◆ Extracted material:
___

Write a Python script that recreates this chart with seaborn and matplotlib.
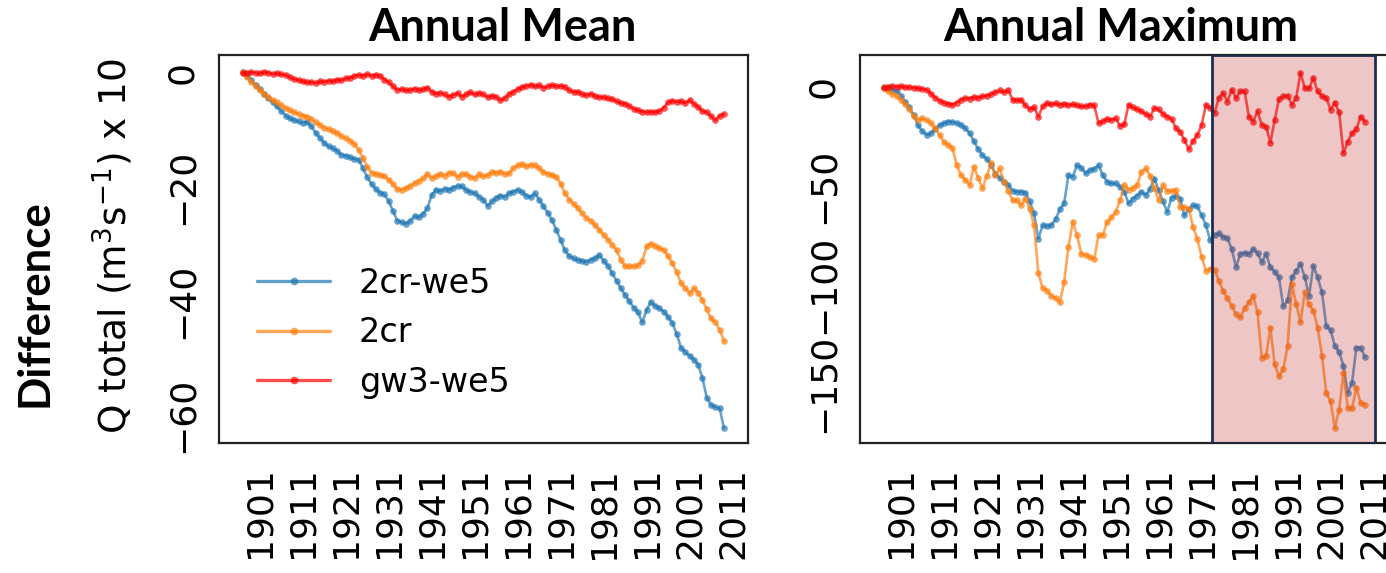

___

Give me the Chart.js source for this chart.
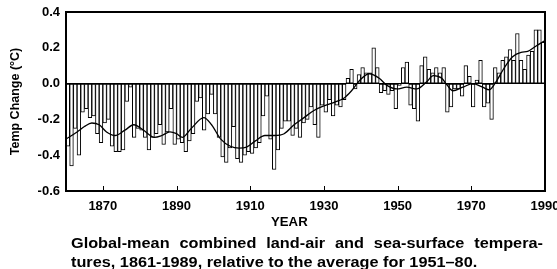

___

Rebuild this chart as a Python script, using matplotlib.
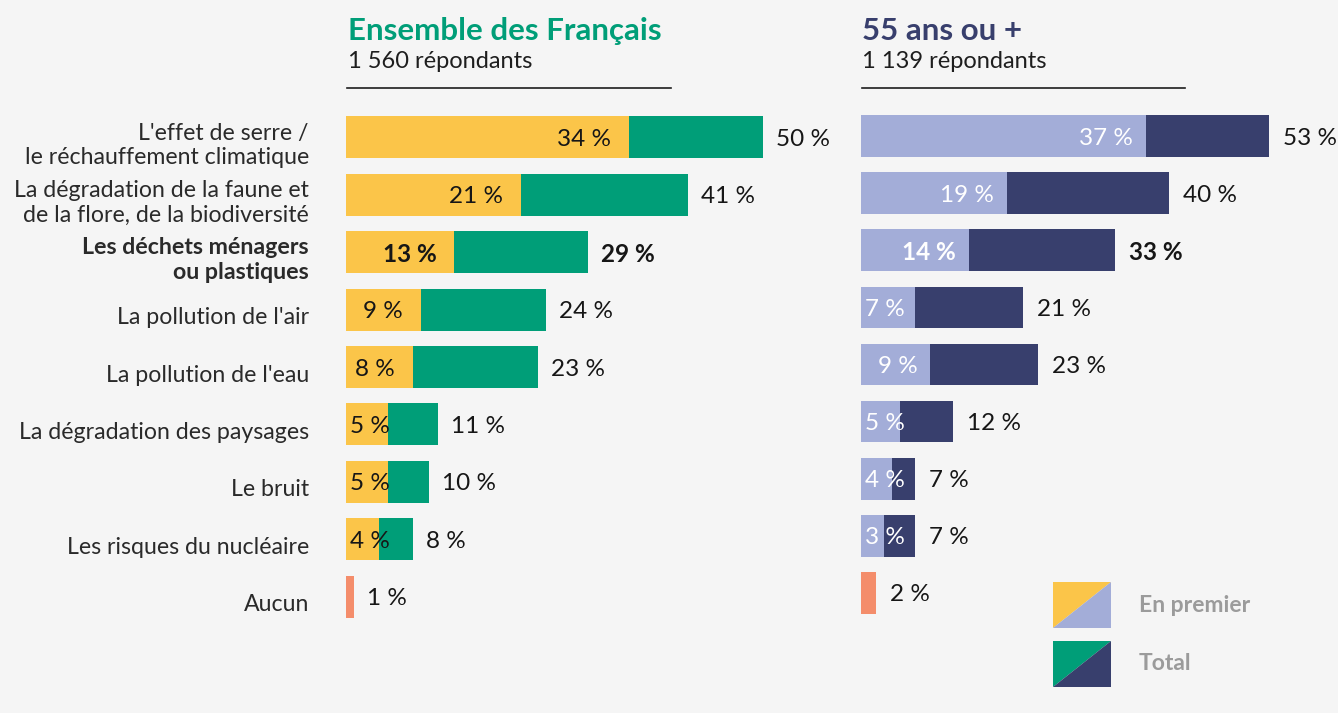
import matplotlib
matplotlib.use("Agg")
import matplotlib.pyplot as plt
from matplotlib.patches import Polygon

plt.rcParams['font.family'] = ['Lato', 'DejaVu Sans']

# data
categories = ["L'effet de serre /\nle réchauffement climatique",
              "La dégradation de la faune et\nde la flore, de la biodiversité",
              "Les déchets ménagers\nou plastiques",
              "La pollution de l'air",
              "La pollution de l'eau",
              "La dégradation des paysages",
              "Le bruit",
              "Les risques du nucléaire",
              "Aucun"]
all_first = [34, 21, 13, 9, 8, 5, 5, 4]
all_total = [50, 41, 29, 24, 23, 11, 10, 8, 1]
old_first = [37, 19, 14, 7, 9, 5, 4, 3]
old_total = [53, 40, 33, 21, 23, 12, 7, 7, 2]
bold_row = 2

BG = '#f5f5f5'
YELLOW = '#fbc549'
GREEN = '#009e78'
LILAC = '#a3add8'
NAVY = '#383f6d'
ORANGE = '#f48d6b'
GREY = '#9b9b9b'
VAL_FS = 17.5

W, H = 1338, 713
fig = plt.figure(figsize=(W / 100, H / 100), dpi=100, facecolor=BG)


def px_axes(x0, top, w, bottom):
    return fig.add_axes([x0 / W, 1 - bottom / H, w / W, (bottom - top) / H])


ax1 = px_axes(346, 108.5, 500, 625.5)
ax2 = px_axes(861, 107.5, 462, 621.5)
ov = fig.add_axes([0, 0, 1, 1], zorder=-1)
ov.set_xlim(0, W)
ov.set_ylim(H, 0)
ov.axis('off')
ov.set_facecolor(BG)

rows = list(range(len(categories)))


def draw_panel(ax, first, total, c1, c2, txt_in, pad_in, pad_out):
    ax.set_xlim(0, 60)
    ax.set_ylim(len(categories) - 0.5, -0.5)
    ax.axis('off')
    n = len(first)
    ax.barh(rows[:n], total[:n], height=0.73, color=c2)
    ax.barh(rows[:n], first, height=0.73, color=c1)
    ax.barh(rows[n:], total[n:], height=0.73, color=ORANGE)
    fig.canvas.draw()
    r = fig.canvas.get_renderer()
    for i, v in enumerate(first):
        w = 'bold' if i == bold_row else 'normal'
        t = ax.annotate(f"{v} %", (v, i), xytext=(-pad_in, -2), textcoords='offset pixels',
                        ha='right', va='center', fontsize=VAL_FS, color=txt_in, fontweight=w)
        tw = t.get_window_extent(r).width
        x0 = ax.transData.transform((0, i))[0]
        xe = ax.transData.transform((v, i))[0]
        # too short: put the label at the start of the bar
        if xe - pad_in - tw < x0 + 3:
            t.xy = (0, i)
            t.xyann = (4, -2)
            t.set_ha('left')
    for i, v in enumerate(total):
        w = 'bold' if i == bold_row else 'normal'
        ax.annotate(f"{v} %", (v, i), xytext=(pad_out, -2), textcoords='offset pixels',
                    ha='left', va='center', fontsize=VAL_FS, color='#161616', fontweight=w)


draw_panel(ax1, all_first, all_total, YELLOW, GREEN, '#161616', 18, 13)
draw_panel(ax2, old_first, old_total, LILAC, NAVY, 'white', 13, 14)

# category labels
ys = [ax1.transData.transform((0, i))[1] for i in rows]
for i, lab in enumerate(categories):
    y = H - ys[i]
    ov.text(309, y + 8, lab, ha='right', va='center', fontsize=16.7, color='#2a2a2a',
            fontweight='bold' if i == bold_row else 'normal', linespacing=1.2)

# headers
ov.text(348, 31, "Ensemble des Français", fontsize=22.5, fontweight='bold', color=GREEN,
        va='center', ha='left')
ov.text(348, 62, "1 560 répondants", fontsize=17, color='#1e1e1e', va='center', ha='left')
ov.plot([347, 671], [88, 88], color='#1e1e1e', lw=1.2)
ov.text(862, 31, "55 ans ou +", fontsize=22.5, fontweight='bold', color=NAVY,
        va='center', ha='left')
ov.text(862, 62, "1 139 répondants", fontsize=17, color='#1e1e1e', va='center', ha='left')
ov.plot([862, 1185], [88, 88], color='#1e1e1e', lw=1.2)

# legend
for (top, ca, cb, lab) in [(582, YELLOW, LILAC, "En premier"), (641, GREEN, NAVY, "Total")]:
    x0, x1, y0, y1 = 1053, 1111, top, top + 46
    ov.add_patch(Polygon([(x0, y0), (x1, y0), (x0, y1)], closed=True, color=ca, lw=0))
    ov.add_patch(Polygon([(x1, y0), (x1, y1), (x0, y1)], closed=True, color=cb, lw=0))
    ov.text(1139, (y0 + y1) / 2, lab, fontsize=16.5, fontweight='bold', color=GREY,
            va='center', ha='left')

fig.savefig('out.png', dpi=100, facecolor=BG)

___

◆ Required task: Search the preceding listing for the word "matplotlib" and pull out every line that holds it.

◆ Problem solution:
Write a Python script that recreates this chart with seaborn and matplotlib.
Rebuild this chart as a Python script, using matplotlib.
import matplotlib
matplotlib.use("Agg")
import matplotlib.pyplot as plt
from matplotlib.patches import Polygon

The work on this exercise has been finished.